■ **Short task**
Render the material again word for word, skipping the pictures in it.
——
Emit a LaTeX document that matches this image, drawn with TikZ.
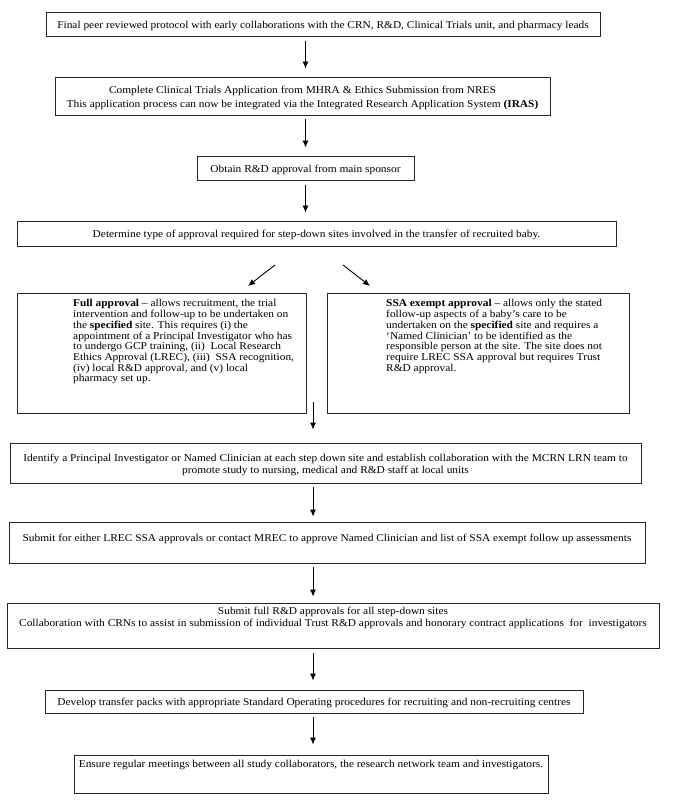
\documentclass[tikz,border=0pt]{standalone}
\usepackage{fontspec}
\setmainfont[FakeStretch=1.085]{Liberation Serif}
\usetikzlibrary{arrows.meta}
\begin{document}
\begin{tikzpicture}[x=1pt,y=-1pt,
  box/.style={draw=black!85, line width=0.9pt, inner sep=0pt, rectangle},
  txt/.style={inner sep=0pt, align=center, font=\fontsize{10.5}{12}\selectfont},
  ctxt/.style={txt, yshift=-1.5pt},
  sidetxt/.style={inner sep=0pt, align=left, anchor=north west, font=\fontsize{10.5}{10.7}\selectfont},
  arr/.style={line width=0.9pt, -{Latex[length=7pt,width=6pt]}}]
\useasboundingbox (0,0) rectangle (685,802);
\fill[white] (0,0) rectangle (685,802);

% boxes
\node[box, minimum width=554pt, minimum height=24pt] (b1) at (323,24) {};
\node[box, minimum width=495pt, minimum height=38pt] (b2) at (302.5,96) {};
\node[box, minimum width=217pt, minimum height=24pt] (b3) at (305.5,168) {};
\node[box, minimum width=599pt, minimum height=25pt] (b4) at (316.5,233.5) {};
\node[box, minimum width=289pt, minimum height=120pt] (b5) at (161.5,353) {};
\node[box, minimum width=302pt, minimum height=120pt] (b6) at (478,353) {};
\node[box, minimum width=631pt, minimum height=40pt] (b7) at (325.5,463) {};
\node[box, minimum width=636pt, minimum height=41pt] (b8) at (327,542.5) {};
\node[box, minimum width=652pt, minimum height=45pt] (b9) at (333,625.5) {};
\node[box, minimum width=538pt, minimum height=23pt] (b10) at (314,701.5) {};
\node[box, minimum width=474pt, minimum height=38pt] (b11) at (311,774) {};

% texts
\node[ctxt] (t1) at (b1.center)
  {Final peer reviewed protocol with early collaborations with the CRN, R\&D, Clinical Trials unit, and pharmacy leads};
\node[ctxt, font=\fontsize{10.5}{14}\selectfont] (t2) at (b2.center)
  {Complete Clinical Trials Application from MHRA \& Ethics Submission from NRES\\
   This application process can now be integrated via the Integrated Research Application System \textbf{(IRAS)}};
\node[ctxt] (t3) at (b3.center) {Obtain R\&D approval from main sponsor};
\node[ctxt] (t4) at (b4.center)
  {Determine type of approval required for step-down sites involved in the transfer of recruited baby.};
\node[sidetxt] (t5) at (73,299.5)
  {\textbf{Full approval} – allows recruitment, the trial\\
   intervention and follow-up to be undertaken on\\
   the \textbf{specified} site. This requires (i) the\\
   appointment of a Principal Investigator who has\\
   to undergo GCP training, (ii)\ \ Local Research\\
   Ethics Approval (LREC), (iii)\ \ SSA recognition,\\
   (iv) local R\&D approval, and (v) local\\
   pharmacy set up.};
\node[sidetxt] (t6) at (386,299.5)
  {\textbf{SSA exempt approval} – allows only the stated\\
   follow-up aspects of a baby’s care to be\\
   undertaken on the \textbf{specified} site and requires a\\
   ‘Named Clinician’ to be identified as the\\
   responsible person at the site. The site does not\\
   require LREC SSA approval but requires Trust\\
   R\&D approval.};
\node[ctxt] (t7) at (b7.center)
  {Identify a Principal Investigator or Named Clinician at each step down site and establish collaboration with the MCRN LRN team to\\
   promote study to nursing, medical and R\&D staff at local units};
\node[txt] (t8) at (327,539)
  {Submit for either LREC SSA approvals or contact MREC to approve Named Clinician and list of SSA exempt follow up assessments};
\node[txt] (t9) at (333,618)
  {Submit full R\&D approvals for all step-down sites\\
   Collaboration with CRNs to assist in submission of individual Trust R\&D approvals and honorary contract applications\ \ for\ \ investigators};
\node[ctxt] (t10) at (b10.center)
  {Develop transfer packs with appropriate Standard Operating procedures for recruiting and non-recruiting centres};
\node[txt] (t11) at (311,765)
  {Ensure regular meetings between all study collaborators, the research network team and investigators.};

% connector helpers
\coordinate (col) at (313,0);
\coordinate (dl1) at (275,265);
\coordinate (dl2) at (248,286);
\coordinate (dr1) at (343,265);
\coordinate (dr2) at (370,286);
\coordinate (mid) at (313,402);

\draw[arr, shorten <=5pt, shorten >=8pt] (b1.south -| b3) -- (b2.north -| b3);
\draw[arr, shorten <=4pt, shorten >=8pt] (b2.south -| b3) -- (b3.north);
\draw[arr, shorten <=5pt, shorten >=8pt] (b3.south) -- (b4.north -| b3);
\draw[arr] (dl1) -- (dl2);
\draw[arr] (dr1) -- (dr2);
\draw[arr, shorten >=13pt] (mid) -- (b7.north -| col);
\draw[arr, shorten <=4pt, shorten >=5pt] (b7.south -| col) -- (b8.north -| col);
\draw[arr, shorten <=4pt, shorten >=6pt] (b8.south -| col) -- (b9.north -| col);
\draw[arr, shorten <=5pt, shorten >=9pt] (b9.south -| col) -- (b10.north -| col);
\draw[arr, shorten <=4pt, shorten >=10pt] (b10.south -| col) -- (b11.north -| col);
\end{tikzpicture}
\end{document}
——
■ **Output for this task**
Emit a LaTeX document that matches this image, drawn with TikZ.
\documentclass[tikz,border=0pt]{standalone}
\usepackage{fontspec}
\setmainfont[FakeStretch=1.085]{Liberation Serif}
\usetikzlibrary{arrows.meta}
\begin{document}
\begin{tikzpicture}[x=1pt,y=-1pt,
  box/.style={draw=black!85, line width=0.9pt, inner sep=0pt, rectangle},
  txt/.style={inner sep=0pt, align=center, font=\fontsize{10.5}{12}\selectfont},
  ctxt/.style={txt, yshift=-1.5pt},
  sidetxt/.style={inner sep=0pt, align=left, anchor=north west, font=\fontsize{10.5}{10.7}\selectfont},
  arr/.style={line width=0.9pt, -{Latex[length=7pt,width=6pt]}}]
\useasboundingbox (0,0) rectangle (685,802);
\fill[white] (0,0) rectangle (685,802);

% boxes
\node[box, minimum width=554pt, minimum height=24pt] (b1) at (323,24) {};
\node[box, minimum width=495pt, minimum height=38pt] (b2) at (302.5,96) {};
\node[box, minimum width=217pt, minimum height=24pt] (b3) at (305.5,168) {};
\node[box, minimum width=599pt, minimum height=25pt] (b4) at (316.5,233.5) {};
\node[box, minimum width=289pt, minimum height=120pt] (b5) at (161.5,353) {};
\node[box, minimum width=302pt, minimum height=120pt] (b6) at (478,353) {};
\node[box, minimum width=631pt, minimum height=40pt] (b7) at (325.5,463) {};
\node[box, minimum width=636pt, minimum height=41pt] (b8) at (327,542.5) {};
\node[box, minimum width=652pt, minimum height=45pt] (b9) at (333,625.5) {};
\node[box, minimum width=538pt, minimum height=23pt] (b10) at (314,701.5) {};
\node[box, minimum width=474pt, minimum height=38pt] (b11) at (311,774) {};

% texts
\node[ctxt] (t1) at (b1.center)
  {Final peer reviewed protocol with early collaborations with the CRN, R\&D, Clinical Trials unit, and pharmacy leads};
\node[ctxt, font=\fontsize{10.5}{14}\selectfont] (t2) at (b2.center)
  {Complete Clinical Trials Application from MHRA \& Ethics Submission from NRES\\
   This application process can now be integrated via the Integrated Research Application System \textbf{(IRAS)}};
\node[ctxt] (t3) at (b3.center) {Obtain R\&D approval from main sponsor};
\node[ctxt] (t4) at (b4.center)
  {Determine type of approval required for step-down sites involved in the transfer of recruited baby.};
\node[sidetxt] (t5) at (73,299.5)
  {\textbf{Full approval} – allows recruitment, the trial\\
   intervention and follow-up to be undertaken on\\
   the \textbf{specified} site. This requires (i) the\\
   appointment of a Principal Investigator who has\\
   to undergo GCP training, (ii)\ \ Local Research\\
   Ethics Approval (LREC), (iii)\ \ SSA recognition,\\
   (iv) local R\&D approval, and (v) local\\
   pharmacy set up.};
\node[sidetxt] (t6) at (386,299.5)
  {\textbf{SSA exempt approval} – allows only the stated\\
   follow-up aspects of a baby’s care to be\\
   undertaken on the \textbf{specified} site and requires a\\
   ‘Named Clinician’ to be identified as the\\
   responsible person at the site. The site does not\\
   require LREC SSA approval but requires Trust\\
   R\&D approval.};
\node[ctxt] (t7) at (b7.center)
  {Identify a Principal Investigator or Named Clinician at each step down site and establish collaboration with the MCRN LRN team to\\
   promote study to nursing, medical and R\&D staff at local units};
\node[txt] (t8) at (327,539)
  {Submit for either LREC SSA approvals or contact MREC to approve Named Clinician and list of SSA exempt follow up assessments};
\node[txt] (t9) at (333,618)
  {Submit full R\&D approvals for all step-down sites\\
   Collaboration with CRNs to assist in submission of individual Trust R\&D approvals and honorary contract applications\ \ for\ \ investigators};
\node[ctxt] (t10) at (b10.center)
  {Develop transfer packs with appropriate Standard Operating procedures for recruiting and non-recruiting centres};
\node[txt] (t11) at (311,765)
  {Ensure regular meetings between all study collaborators, the research network team and investigators.};

% connector helpers
\coordinate (col) at (313,0);
\coordinate (dl1) at (275,265);
\coordinate (dl2) at (248,286);
\coordinate (dr1) at (343,265);
\coordinate (dr2) at (370,286);
\coordinate (mid) at (313,402);

\draw[arr, shorten <=5pt, shorten >=8pt] (b1.south -| b3) -- (b2.north -| b3);
\draw[arr, shorten <=4pt, shorten >=8pt] (b2.south -| b3) -- (b3.north);
\draw[arr, shorten <=5pt, shorten >=8pt] (b3.south) -- (b4.north -| b3);
\draw[arr] (dl1) -- (dl2);
\draw[arr] (dr1) -- (dr2);
\draw[arr, shorten >=13pt] (mid) -- (b7.north -| col);
\draw[arr, shorten <=4pt, shorten >=5pt] (b7.south -| col) -- (b8.north -| col);
\draw[arr, shorten <=4pt, shorten >=6pt] (b8.south -| col) -- (b9.north -| col);
\draw[arr, shorten <=5pt, shorten >=9pt] (b9.south -| col) -- (b10.north -| col);
\draw[arr, shorten <=4pt, shorten >=10pt] (b10.south -| col) -- (b11.north -| col);
\end{tikzpicture}
\end{document}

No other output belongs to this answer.